Why Can’t ‘West Side Story’ Just Cast a Puerto Rican Maria?
When it comes to my identity, I highlight three things about myself above anything else: I’m a woman, I’m Puerto Rican, and I’m a full-fledged theater person. I grew up thinking that everyone, not just my family, ate arroz con gandules (rice and beans) and pernil (pork) at their holiday meals. And I was barely 9 years old when I had my first solo in a Philadelphia community theater production of Annie.
This is why when the casting news came out about Steven Spielberg’s film remake of the West Side Story musical I was ecstatic beyond belief, and then incredibly disappointed. Once again, the actress playing the character of Maria is not Puerto Rican, and I can’t understand why.
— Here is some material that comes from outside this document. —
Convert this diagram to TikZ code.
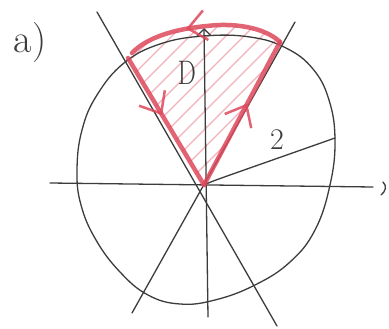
\documentclass[tikz,border=0pt]{standalone}
\usetikzlibrary{decorations.markings,arrows.meta}
\definecolor{ink}{RGB}{60,60,60}
\definecolor{marker}{RGB}{222,72,92}
\definecolor{hatchc}{RGB}{243,178,188}
\tikzset{
  inkline/.style={draw=ink, line width=1.3pt, line cap=round},
  redline/.style={draw=marker, line width=4.5pt, line cap=round, line join=round, opacity=0.85},
  hatchline/.style={draw=hatchc, line width=1.2pt},
  midarrow/.style={postaction={decorate}, decoration={markings,
     mark=at position #1 with {\arrow{Straight Barb[length=18pt,width=30pt,line width=2.5pt]}}}},
  lbl/.style={text=ink, inner sep=0pt}
}
\begin{document}
\begin{tikzpicture}[x=1pt,y=-1pt]
\useasboundingbox (0,0) rectangle (389,329);
\fill[white] (0,0) rectangle (389,329);
% key points
\coordinate (O) at (204,185);
\coordinate (L) at (128,58);
\coordinate (R) at (280,42);
\coordinate (Atop) at (97,12);
\coordinate (Abot) at (277,326);
\coordinate (Btop) at (295,22);
\coordinate (Bbot) at (132,313);
\coordinate (Vtop) at (204,28);
\coordinate (Vbot) at (208,317);
\coordinate (Hl) at (50,183);
\coordinate (Hr) at (373,187);
\coordinate (P) at (335,138);
% hatching
\begin{scope}
  \clip (O) -- (L) -- (132,53) .. controls (150,34) and (185,28) .. (207,26)
        .. controls (240,22) and (268,30) .. (R) -- cycle;
  \foreach \k in {-220,-202,...,220} {
    \draw[hatchline] (120+\k,200) -- (320+\k,0);
  }
\end{scope}
% circle
\draw[inkline] plot[smooth cycle, tension=0.7] coordinates {
  (204,36) (250,37) (286,48) (313,69) (329,100) (335,140) (330,185)
  (315,230) (290,262) (255,285) (215,300) (180,304) (148,295) (120,272)
  (96,240) (81,205) (77,170) (82,130) (97,95) (124,63) (160,44)};
% axes
\draw[inkline] (Hl) -- (Hr);
\draw[inkline] (383,182) .. controls (387,186) and (386,191) .. (381,195);
\draw[inkline, -{Straight Barb[length=7pt,width=14pt]}] (Vbot) -- (Vtop);
% lines through origin
\draw[inkline] (Atop) -- (Abot);
\draw[inkline] (Btop) -- (Bbot);
% radius
\draw[inkline] (O) .. controls (212,181) and (216,180) .. (P);
% red boundary
\draw[redline, midarrow=0.45] (L) -- (O);
\draw[redline, midarrow=0.57] (O) -- (R);
\draw[redline, midarrow=0.62] (R) .. controls (268,30) and (240,22) .. (207,26)
      .. controls (185,28) and (150,34) .. (132,53);
% labels
\node[lbl, font=\fontsize{40}{40}\selectfont] (la) at (30,43) {a)};
\node[lbl, font=\fontsize{34}{34}\selectfont, xscale=0.75] (lD) at (187,73) {D};
\node[lbl, font=\fontsize{30}{30}\selectfont] (l2) at (277,140) {2};
\end{tikzpicture}
\end{document}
Before you grab your pitchforks (or in the context of this piece, your pocket knives and chains) I know the effort that director Spielberg put into getting this film “right,” as he should have. It’s common knowledge that the folks the first time around got the movie very, very wrong. He canvassed students and professors from the University of Puerto Rico to make sure that Puerto Ricans were represented correctly in the movie, even asking what they would like to see added in. He casted Hispanic actors to portray the characters of that ethnicity in the film, which is already way more than original directors Robert Wise and Jerome Robbins ever did. He also definitely did not want Rita Morena, who is in the remake of the film and the original, forced into wearing brownface this time around. Seriously, that happened. Even Moreno herself, who is Puerto Rican, put her stamp of approval on the film, telling the Chicago Sun Times that Spielberg “corrected all that stuff,“ and that “every Hispanic [character] is actually Hispanic.”